Wednesday, February 1, 2012

How The Mighty Fall: A Blade Runner Retrospective

Though not a financial success, Blade Runner has become a major sci-fi cult classic. Released in 1982 the film's plot takes place in a dystopian future Los Angeles.  For the early eighties, the visuals were stunning and in my humble opinion are still quite amazing even by today's standards.  The city is dark, crowded and polluted with a mixture of both decaying old buildings and new modern architectural behemoths.  Featured on the sides of these buildings, as well as on the streets, are advertisements for various mega-corporations such as Atari, Pan Am, Coca-Cola, Polaroid, Cuisinart, Hilton, RCA, Toshiba, etc.

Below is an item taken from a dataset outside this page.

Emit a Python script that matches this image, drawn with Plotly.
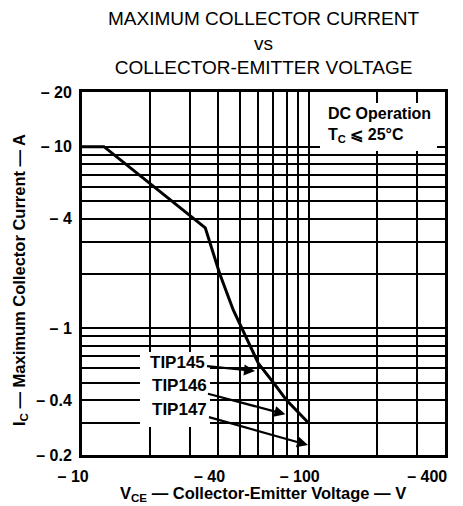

At the time the movie was released, these were all major corporations and it would have been easy to envision there continued success well into the future.  But unfortunately for most, the real world was not as kind to many of the companies as their fictional futures presented in the movie.  Pan Am, which was the largest international air carrier in the United States when Blade Runner was released, declared bankruptcy in 1991.  In the late 70's and early 80's, Atari was king of  home video gaming consoles.  Yet by the early 90's it had suffered a number of huge loss years and was repeatedly bought and sold.  Now it really only lives on in memory.  Such fates also fell upon Polaroid, Cuisinart and RCA. When I think of today's top companies, names like Walmart, Apple, Starbucks and Google come to mind. Though they now seem like unstoppable titans, I wonder how many of them will be gone twenty or thirty years from now as competitive pressure forces them out in order to make way for the new kids on the block?